Do this. The line holding "const g1CensSurv = [0.70, 0.695, 0.66, 0.504];" is the last one to output; start at the first line of the data, keep every line in between exactly, and leave out pictures.
— start —
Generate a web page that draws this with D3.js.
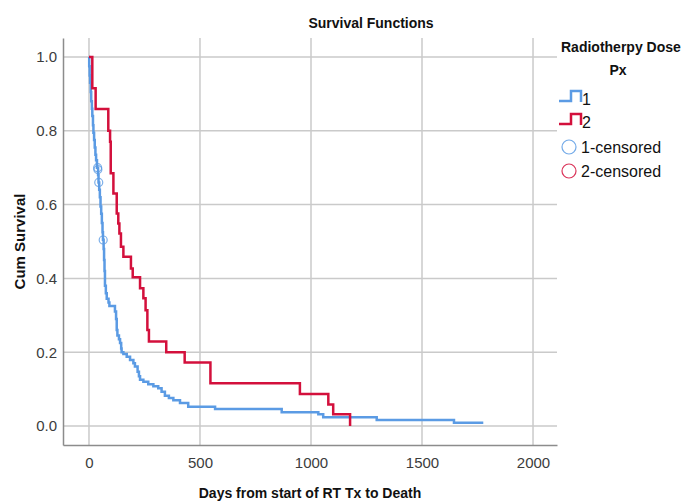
<!DOCTYPE html>
<html>
<head>
<meta charset="utf-8">
<script src="https://cdn.jsdelivr.net/npm/d3@7"></script>
<style>
  body { margin: 0; background: #fff; }
  svg { display: block; font-family: Arial, "Liberation Sans", sans-serif; }
</style>
</head>
<body>
<svg id="chart" width="686" height="502"></svg>
<script>
// group 1 (blue) event times and survival after each step
const g1Times = [1, 3, 5, 8, 10, 13, 15, 18, 20, 23, 26, 29, 32, 36, 41, 43, 46, 49, 52, 55, 58, 61, 63, 66, 68, 70, 72,
  76, 80, 88, 92, 117, 122, 125, 128, 135, 140, 145, 147, 155, 170, 185, 200, 207, 219, 225, 230, 245, 267, 290, 312,
  327, 342, 360, 380, 410, 447, 568, 868, 1033, 1055, 1296, 1644, 1776];
const g1Surv = [0.975, 0.95, 0.93, 0.905, 0.88, 0.86, 0.84, 0.815, 0.795, 0.775, 0.755, 0.735, 0.72, 0.70, 0.68, 0.66,
  0.64, 0.62, 0.595, 0.575, 0.55, 0.525, 0.505, 0.48, 0.45, 0.42, 0.38,
  0.36, 0.345, 0.335, 0.325, 0.31, 0.29, 0.26, 0.245, 0.235, 0.225, 0.21, 0.20, 0.195, 0.188, 0.179, 0.17, 0.161, 0.147,
  0.135, 0.125, 0.12, 0.113, 0.108, 0.102, 0.093, 0.082, 0.076, 0.07, 0.062, 0.052, 0.046, 0.037, 0.032, 0.024, 0.016,
  0.009, 0.009];
// censored cases in group 1
const g1CensTimes = [39, 40, 44, 64];
const g1CensSurv = [0.70, 0.695, 0.66, 0.504];

// group 2 (red)
const g2Times = [15, 30, 87, 95, 98, 110, 125, 132, 137, 144, 155, 189, 197, 230, 245, 255, 263, 270, 348, 431, 547,
  950, 1078, 1100, 1176];
const g2Surv = [0.915, 0.859, 0.80, 0.77, 0.685, 0.63, 0.576, 0.549, 0.522, 0.486, 0.459, 0.427, 0.403, 0.373, 0.346,
  0.314, 0.26, 0.229, 0.20, 0.172, 0.116, 0.087, 0.058, 0.032, 0.0];

const xTicks = [0, 500, 1000, 1500, 2000];
const yTicks = [0, 0.2, 0.4, 0.6, 0.8, 1.0];
const legendLabels = ["1", "2", "1-censored", "2-censored"];

const blue = "#5b9be4";
const red = "#d3103c";

const svg = d3.select("#chart");
const mLeft = 63, mRight = 557, mTop = 38, mBottom = 445;

const x = d3.scaleLinear().domain([-117, 2108]).range([mLeft, mRight]);
const y = d3.scaleLinear().domain([-0.0515, 1.0515]).range([mBottom, mTop]);

// grid
svg.append("g")
  .selectAll("line")
  .data(yTicks)
  .join("line")
  .attr("x1", mLeft).attr("x2", mRight)
  .attr("y1", d => y(d)).attr("y2", d => y(d))
  .attr("stroke", "#cacaca").attr("stroke-width", 1.5);

svg.append("g")
  .selectAll("line")
  .data(xTicks)
  .join("line")
  .attr("x1", d => x(d)).attr("x2", d => x(d))
  .attr("y1", mTop).attr("y2", mBottom)
  .attr("stroke", "#cacaca").attr("stroke-width", 1.5);

// axes
const xAxis = svg.append("g")
  .attr("transform", `translate(0,${mBottom})`)
  .call(d3.axisBottom(x).tickValues(xTicks).tickSize(0).tickPadding(12).tickFormat(d3.format("d")));
const yAxis = svg.append("g")
  .attr("transform", `translate(${mLeft},0)`)
  .call(d3.axisLeft(y).tickValues(yTicks).tickSize(0).tickPadding(6).tickFormat(d3.format(".1f")));

[xAxis, yAxis].forEach(a => {
  a.select(".domain").attr("stroke", "#8c8c8c").attr("stroke-width", 1.5);
  a.selectAll("text").attr("font-size", 15).attr("fill", "#3c3c3c")
    .attr("font-family", "Arial, 'Liberation Sans', sans-serif");
});

// survival curves
const line = d3.line().x(d => x(d[0])).y(d => y(d[1])).curve(d3.curveStepAfter);

const g1Pts = [[0, 1]].concat(g1Times.map((t, i) => [t, g1Surv[i]]));
const g2Pts = [[0, 1]].concat(g2Times.map((t, i) => [t, g2Surv[i]]));

svg.append("path").datum(g1Pts).attr("d", line)
  .attr("fill", "none").attr("stroke", blue).attr("stroke-width", 2.5);
svg.append("path").datum(g2Pts).attr("d", line)
  .attr("fill", "none").attr("stroke", red).attr("stroke-width", 2.5);

// censor marks
svg.append("g")
  .selectAll("circle")
  .data(g1CensTimes.map((t, i) => [t, g1CensSurv[i]]))
  .join("circle")
  .attr("cx", d => x(d[0])).attr("cy", d => y(d[1]))
  .attr("r", 4)
  .attr("fill", "none").attr("stroke", blue).attr("stroke-width", 1.2).attr("opacity", 0.8);

// titles
svg.append("text")
  .attr("x", 371).attr("y", 28)
  .attr("text-anchor", "middle")
  .attr("font-size", 14).attr("font-weight", "bold").attr("fill", "#111")
  .text("Survival Functions");

svg.append("text")
  .attr("x", (mLeft + mRight) / 2).attr("y", 498)
  .attr("text-anchor", "middle")
  .attr("font-size", 14).attr("font-weight", "bold").attr("fill", "#111")
  .text("Days from start of RT Tx to Death");

svg.append("text")
  .attr("transform", `translate(25,${(mTop + mBottom) / 2}) rotate(-90)`)
  .attr("text-anchor", "middle")
  .attr("font-size", 15).attr("font-weight", "bold").attr("fill", "#111")
  .text("Cum Survival");

// legend
const lg = svg.append("g");
lg.append("text").attr("x", 561).attr("y", 52)
  .attr("font-size", 14).attr("font-weight", "bold").attr("fill", "#111")
  .text("Radiotherpy Dose");
lg.append("text").attr("x", 618).attr("y", 75).attr("text-anchor", "middle")
  .attr("font-size", 14).attr("font-weight", "bold").attr("fill", "#111")
  .text("Px");

const itemY = [99, 122, 147, 171];
const itemColor = [blue, red, blue, red];
legendLabels.forEach((lab, i) => {
  const cy = itemY[i];
  if (i < 2) {
    lg.append("path")
      .attr("d", `M559,${cy + 2}H571V${cy - 8}H581V${cy + 3}`)
      .attr("fill", "none").attr("stroke", itemColor[i]).attr("stroke-width", 2.5);
  } else {
    lg.append("circle").attr("cx", 569).attr("cy", cy).attr("r", 7)
      .attr("fill", "none").attr("stroke", itemColor[i]).attr("stroke-width", 1.2).attr("opacity", 0.85);
  }
  lg.append("text").attr("x", i < 2 ? 582 : 581).attr("y", cy + 6)
    .attr("font-size", 16).attr("fill", "#111")
    .text(lab);
});
</script>
</body>
</html>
— end —
The answer.
Generate a web page that draws this with D3.js.
<!DOCTYPE html>
<html>
<head>
<meta charset="utf-8">
<script src="https://cdn.jsdelivr.net/npm/d3@7"></script>
<style>
  body { margin: 0; background: #fff; }
  svg { display: block; font-family: Arial, "Liberation Sans", sans-serif; }
</style>
</head>
<body>
<svg id="chart" width="686" height="502"></svg>
<script>
// group 1 (blue) event times and survival after each step
const g1Times = [1, 3, 5, 8, 10, 13, 15, 18, 20, 23, 26, 29, 32, 36, 41, 43, 46, 49, 52, 55, 58, 61, 63, 66, 68, 70, 72,
  76, 80, 88, 92, 117, 122, 125, 128, 135, 140, 145, 147, 155, 170, 185, 200, 207, 219, 225, 230, 245, 267, 290, 312,
  327, 342, 360, 380, 410, 447, 568, 868, 1033, 1055, 1296, 1644, 1776];
const g1Surv = [0.975, 0.95, 0.93, 0.905, 0.88, 0.86, 0.84, 0.815, 0.795, 0.775, 0.755, 0.735, 0.72, 0.70, 0.68, 0.66,
  0.64, 0.62, 0.595, 0.575, 0.55, 0.525, 0.505, 0.48, 0.45, 0.42, 0.38,
  0.36, 0.345, 0.335, 0.325, 0.31, 0.29, 0.26, 0.245, 0.235, 0.225, 0.21, 0.20, 0.195, 0.188, 0.179, 0.17, 0.161, 0.147,
  0.135, 0.125, 0.12, 0.113, 0.108, 0.102, 0.093, 0.082, 0.076, 0.07, 0.062, 0.052, 0.046, 0.037, 0.032, 0.024, 0.016,
  0.009, 0.009];
// censored cases in group 1
const g1CensTimes = [39, 40, 44, 64];
const g1CensSurv = [0.70, 0.695, 0.66, 0.504];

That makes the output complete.